If someone knows of the very existence of a gay person and doesn’t report it to the authorities within 24 hours of being told, he or she could face a jail term.

The Care 2 blog tells us:

Perhaps the full, awful scope of this bill does not become clear until one reads that the proposed law would punish a citizen with life in prison for “touch[ing] another person with the intention of committing the act of homosexuality”. How they will measure or define such an intention remains unclear. In fact, lack of clarity seems to be the entire basis of the bill, so as to give the authorities greater powers to victimize and, indeed, terrorize Ugandan LGBTs.

It’s just frightening that politicians can think in this primitive and malicious, not to say cruel, manner.

While Britain’s Section 28 (of the Local Government Act) was not quite as bad, this does rather remind one of it. That legislation was introduced by the Tories in the late eighties. They’ve changed their tune now – for as long as it suits them – but, at the time, local authorities couldn’t do anything that would “promote” (whatever that means in this context) homosexuality. They couldn’t do anything that would put being gay in a good light.

It led to a lot of self-censorship until it was eventually repealed by NuLabour (belatedly so), even though no prosecutions were brought under the law itself.

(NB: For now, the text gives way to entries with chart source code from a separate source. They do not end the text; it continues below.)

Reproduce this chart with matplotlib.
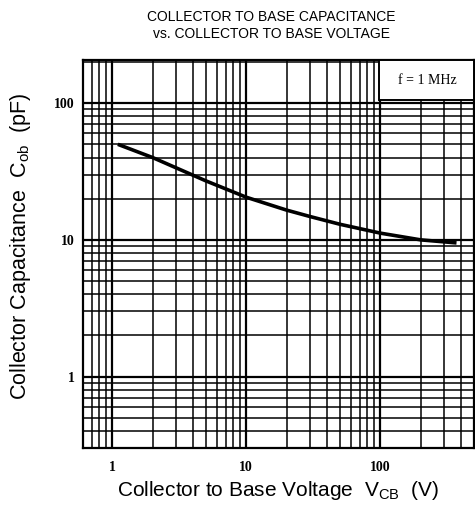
import matplotlib
matplotlib.use('Agg')
import matplotlib.pyplot as plt
from matplotlib.patches import Rectangle
from matplotlib.ticker import LogLocator, NullFormatter, FixedLocator, FixedFormatter

# Cob vs VCB curve
vcb = [1.1, 2, 5, 10, 20, 30, 50, 100, 200, 370]
cob = [50, 40, 27, 20.5, 16.5, 14.8, 13.0, 11.2, 10.0, 9.5]

x_ticks = [1, 10, 100]
x_labels = ['1', '10', '100']
y_ticks = [1, 10, 100]
y_labels = ['1', '10', '100']

plt.rcParams['mathtext.fontset'] = 'custom'
plt.rcParams['mathtext.rm'] = 'Liberation Sans'

fig = plt.figure(figsize=(4.75, 5.15), dpi=100)
ax = fig.add_axes([0.175, 0.130, 0.823, 0.753])

ax.set_xscale('log')
ax.set_yscale('log')
ax.set_xlim(0.606, 500)
ax.set_ylim(0.30, 206)

ax.xaxis.set_minor_locator(LogLocator(base=10, subs=range(2, 10)))
ax.yaxis.set_minor_locator(LogLocator(base=10, subs=range(2, 10)))
ax.xaxis.set_minor_formatter(NullFormatter())
ax.yaxis.set_minor_formatter(NullFormatter())
ax.xaxis.set_major_locator(FixedLocator(x_ticks))
ax.xaxis.set_major_formatter(FixedFormatter(x_labels))
ax.yaxis.set_major_locator(FixedLocator(y_ticks))
ax.yaxis.set_major_formatter(FixedFormatter(y_labels))

ax.grid(which='major', color='black', linewidth=1.6)
ax.grid(which='minor', color='black', linewidth=1.1)
ax.tick_params(which='both', length=0)
ax.tick_params(axis='x', pad=9)
ax.tick_params(axis='y', pad=6)
for lab in ax.get_xticklabels() + ax.get_yticklabels():
    lab.set_family('Liberation Serif')
    lab.set_fontweight('bold')
    lab.set_fontsize(10)
for sp in ax.spines.values():
    sp.set_linewidth(1.6)

ax.plot(vcb, cob, color='black', linewidth=2.6, solid_capstyle='butt')

# white box for the test condition, in the top right corner
ax.add_patch(Rectangle((0.758, 0.897), 0.242, 0.103, transform=ax.transAxes,
                       facecolor='white', edgecolor='black', linewidth=1.4,
                       zorder=3))
ax.text(0.88, 0.948, 'f = 1 MHz', transform=ax.transAxes, ha='center', va='center',
        fontsize=10, family='Liberation Serif', zorder=4)

ax.set_xlabel(r'Collector to Base Voltage  V$_{\mathrm{CB}}$  (V)', fontsize=15,
              family='Liberation Sans', labelpad=4)
ax.set_ylabel(r'Collector Capacitance  C$_{\mathrm{ob}}$  (pF)', fontsize=15.5,
              family='Liberation Sans')
ax.yaxis.set_label_coords(-0.128, 0.52)

fig.text(0.571, 0.981, 'COLLECTOR TO BASE CAPACITANCE\nvs. COLLECTOR TO BASE VOLTAGE',
         ha='center', va='top', fontsize=10, family='Liberation Sans',
         linespacing=1.25)

fig.savefig('out.png', dpi=100)
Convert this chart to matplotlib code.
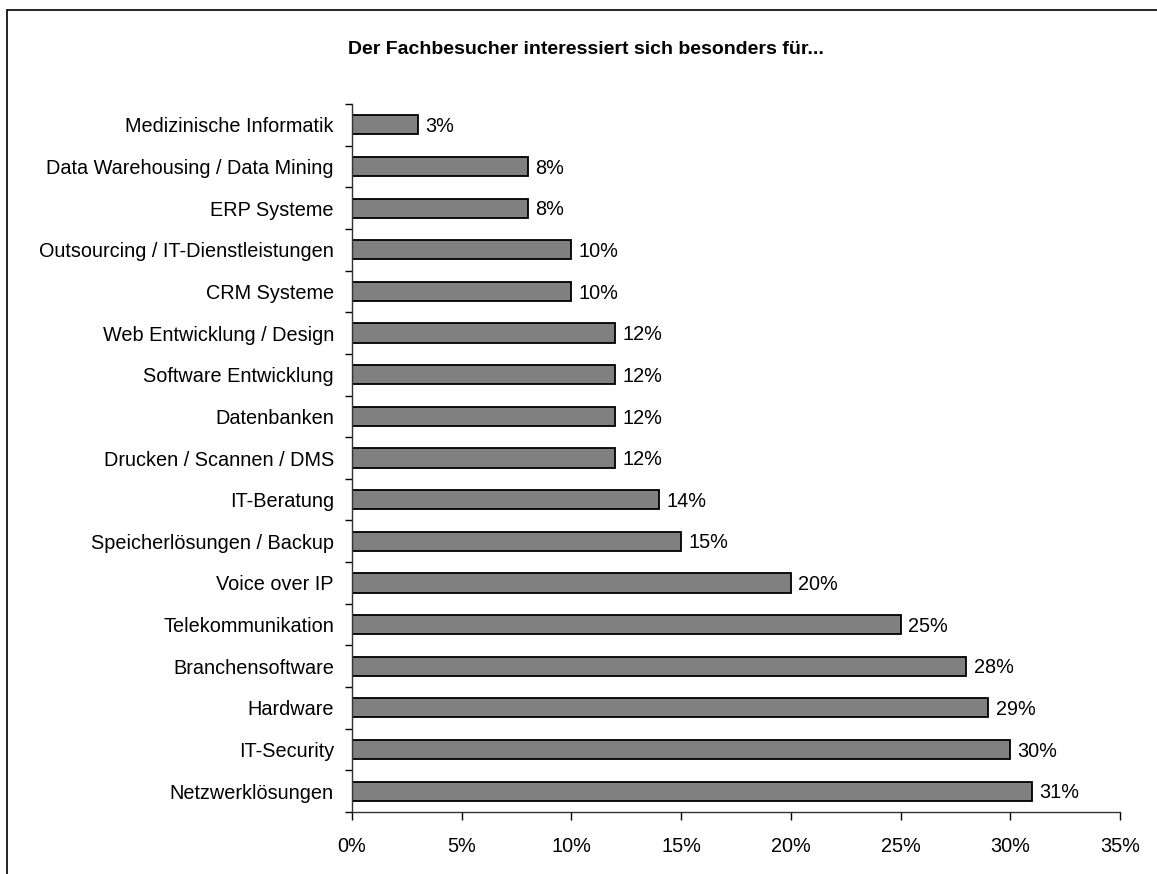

Let’s not forget that there are still Tories around who supported that piece of spiteful, malicious, shameful legislation. We may not, for a few years yet, find things here in the UK as bad as our Ugandan friend would like, but we can’t sit on our laurels just because Tory leader David Cameron seems gay-friendly and we have civil partnerships. Politicians will change their attitude just as soon as it benefits them to do so.

Let’s not forget, too, that one of the world’s most notorious homophobes – the particularly malevolent Joseph Ratzinger, a pope – will be fêted by arse-licking politicians of all stripes when he sets his malicious foot on British soil next year.